> **STATED PROBLEM**
Transcribe the data in full and exactly, omitting any pictures.

> **DATA LINES**
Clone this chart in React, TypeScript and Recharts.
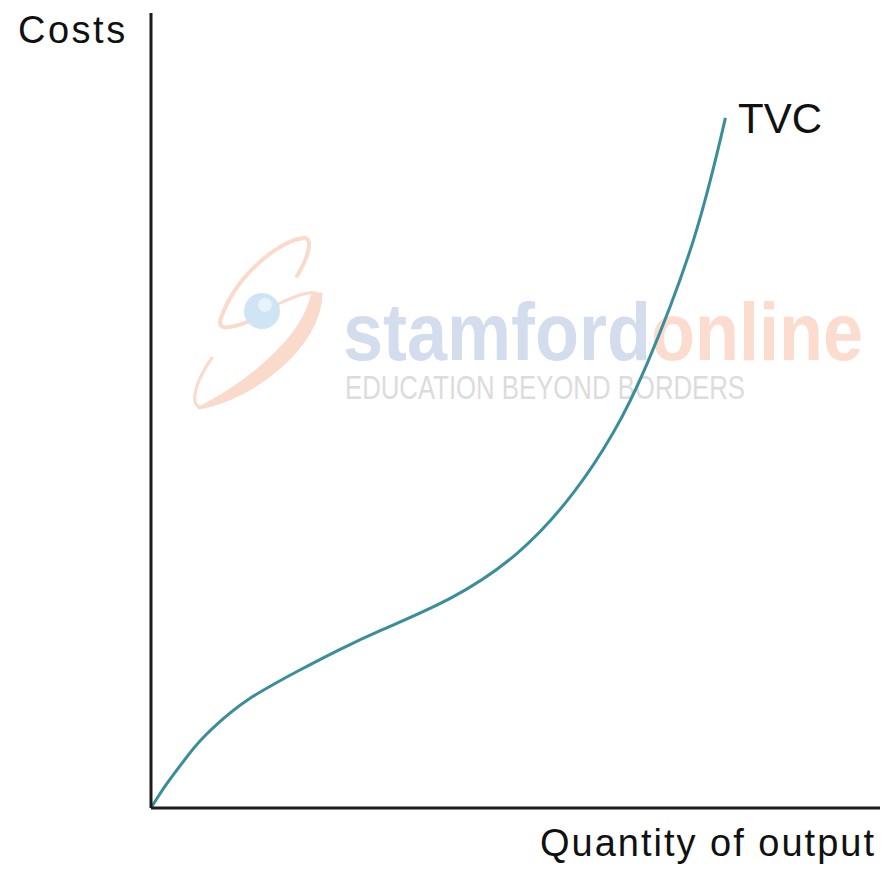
import { LineChart, Line, XAxis, YAxis } from "recharts";

// quantity of output (0-100 scale across the x axis)
const quantity = [0, 2.05, 4.56, 6.85, 10.0, 13.25, 16.9, 20.1, 25.6, 31.9, 41.1, 50.3, 57.9, 63.4, 68.1, 74.4, 78.8];
// total variable cost (0-100 scale up the y axis)
const tvc = [0, 2.9, 6.0, 8.55, 11.3, 13.6, 15.6, 17.2, 19.8, 22.5, 26.4, 32.1, 39.6, 47.2, 56.0, 71.4, 86.8];

const data = quantity.map((q, i) => ({ q, tvc: tvc[i] }));

const W = 887;
const H = 872;
const font = "'Liberation Sans', Arial, sans-serif";
const peach = "#f9dacb";

function Watermark() {
  return (
    <svg width={W} height={H} style={{ position: "absolute", left: 0, top: 0 }}>
      {/* upper loop of the logo */}
      <path
        d="M 297 276 C 308 258 314 238 304 238 C 280 240 236 275 221 318 C 216 332 232 328 250 321"
        fill="none"
        stroke={peach}
        strokeWidth={4}
        strokeLinecap="round"
      />
      {/* lower crescent */}
      <path
        d="M 321 294 C 320 345 255 398 199 408 C 245 385 302 340 312 296 Z"
        fill={peach}
        stroke={peach}
        strokeWidth={3}
        strokeLinejoin="round"
      />
      <path
        d="M 212 358 C 196 380 190 402 199 407 M 318 294 C 310 290 296 296 278 304"
        fill="none"
        stroke={peach}
        strokeWidth={3}
        strokeLinecap="round"
      />
      <circle cx={262} cy={311} r={18} fill="#cfe5f5" />
      <circle cx={265} cy={305} r={7} fill="#e6f3fb" />
      <text
        x={343}
        y={360}
        fontFamily={font}
        fontWeight="bold"
        fontSize={82}
        textLength={520}
        lengthAdjust="spacingAndGlyphs"
      >
        <tspan fill="#d3dded">stamford</tspan>
        <tspan fill="#fbdccf">online</tspan>
      </text>
      <text
        x={345}
        y={399}
        fontFamily={font}
        fontSize={34}
        fill="#dcdcdc"
        textLength={400}
        lengthAdjust="spacingAndGlyphs"
      >
        EDUCATION BEYOND BORDERS
      </text>
    </svg>
  );
}

function Labels() {
  return (
    <svg width={W} height={H} style={{ position: "absolute", left: 0, top: 0, pointerEvents: "none" }}>
      <text x={18} y={43} fontFamily={font} fontSize={38} letterSpacing={2.5} fill="#111">
        Costs
      </text>
      <text x={738} y={133} fontFamily={font} fontSize={42} fill="#111">
        TVC
      </text>
      <text x={540} y={856} fontFamily={font} fontSize={38} letterSpacing={2} fill="#111">
        Quantity of output
      </text>
    </svg>
  );
}

export default function App() {
  return (
    <div style={{ position: "absolute", left: 0, top: 0, width: W, height: H, background: "#fff" }}>
      <Watermark />
      <div style={{ position: "absolute", left: 0, top: 0 }}>
        <LineChart width={W} height={H} data={data} margin={{ top: 13, right: 7, left: 150, bottom: 63 }}>
          <XAxis
            dataKey="q"
            type="number"
            domain={[0, 100]}
            tick={false}
            tickLine={false}
            height={1}
            axisLine={{ stroke: "#1c1c1c", strokeWidth: 3 }}
          />
          <YAxis
            type="number"
            domain={[0, 100]}
            tick={false}
            tickLine={false}
            width={1}
            axisLine={{ stroke: "#1c1c1c", strokeWidth: 3 }}
          />
          <Line
            dataKey="tvc"
            type="natural"
            stroke="#3a8e99"
            strokeWidth={3}
            dot={false}
            isAnimationActive={false}
          />
        </LineChart>
      </div>
      <Labels />
    </div>
  );
}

> **COMPLETED EXERCISE**
Clone this chart in React, TypeScript and Recharts.
import { LineChart, Line, XAxis, YAxis } from "recharts";

// quantity of output (0-100 scale across the x axis)
const quantity = [0, 2.05, 4.56, 6.85, 10.0, 13.25, 16.9, 20.1, 25.6, 31.9, 41.1, 50.3, 57.9, 63.4, 68.1, 74.4, 78.8];
// total variable cost (0-100 scale up the y axis)
const tvc = [0, 2.9, 6.0, 8.55, 11.3, 13.6, 15.6, 17.2, 19.8, 22.5, 26.4, 32.1, 39.6, 47.2, 56.0, 71.4, 86.8];

const data = quantity.map((q, i) => ({ q, tvc: tvc[i] }));

const W = 887;
const H = 872;
const font = "'Liberation Sans', Arial, sans-serif";
const peach = "#f9dacb";

function Watermark() {
  return (
    <svg width={W} height={H} style={{ position: "absolute", left: 0, top: 0 }}>
      {/* upper loop of the logo */}
      <path
        d="M 297 276 C 308 258 314 238 304 238 C 280 240 236 275 221 318 C 216 332 232 328 250 321"
        fill="none"
        stroke={peach}
        strokeWidth={4}
        strokeLinecap="round"
      />
      {/* lower crescent */}
      <path
        d="M 321 294 C 320 345 255 398 199 408 C 245 385 302 340 312 296 Z"
        fill={peach}
        stroke={peach}
        strokeWidth={3}
        strokeLinejoin="round"
      />
      <path
        d="M 212 358 C 196 380 190 402 199 407 M 318 294 C 310 290 296 296 278 304"
        fill="none"
        stroke={peach}
        strokeWidth={3}
        strokeLinecap="round"
      />
      <circle cx={262} cy={311} r={18} fill="#cfe5f5" />
      <circle cx={265} cy={305} r={7} fill="#e6f3fb" />
      <text
        x={343}
        y={360}
        fontFamily={font}
        fontWeight="bold"
        fontSize={82}
        textLength={520}
        lengthAdjust="spacingAndGlyphs"
      >
        <tspan fill="#d3dded">stamford</tspan>
        <tspan fill="#fbdccf">online</tspan>
      </text>
      <text
        x={345}
        y={399}
        fontFamily={font}
        fontSize={34}
        fill="#dcdcdc"
        textLength={400}
        lengthAdjust="spacingAndGlyphs"
      >
        EDUCATION BEYOND BORDERS
      </text>
    </svg>
  );
}

function Labels() {
  return (
    <svg width={W} height={H} style={{ position: "absolute", left: 0, top: 0, pointerEvents: "none" }}>
      <text x={18} y={43} fontFamily={font} fontSize={38} letterSpacing={2.5} fill="#111">
        Costs
      </text>
      <text x={738} y={133} fontFamily={font} fontSize={42} fill="#111">
        TVC
      </text>
      <text x={540} y={856} fontFamily={font} fontSize={38} letterSpacing={2} fill="#111">
        Quantity of output
      </text>
    </svg>
  );
}

export default function App() {
  return (
    <div style={{ position: "absolute", left: 0, top: 0, width: W, height: H, background: "#fff" }}>
      <Watermark />
      <div style={{ position: "absolute", left: 0, top: 0 }}>
        <LineChart width={W} height={H} data={data} margin={{ top: 13, right: 7, left: 150, bottom: 63 }}>
          <XAxis
            dataKey="q"
            type="number"
            domain={[0, 100]}
            tick={false}
            tickLine={false}
            height={1}
            axisLine={{ stroke: "#1c1c1c", strokeWidth: 3 }}
          />
          <YAxis
            type="number"
            domain={[0, 100]}
            tick={false}
            tickLine={false}
            width={1}
            axisLine={{ stroke: "#1c1c1c", strokeWidth: 3 }}
          />
          <Line
            dataKey="tvc"
            type="natural"
            stroke="#3a8e99"
            strokeWidth={3}
            dot={false}
            isAnimationActive={false}
          />
        </LineChart>
      </div>
      <Labels />
    </div>
  );
}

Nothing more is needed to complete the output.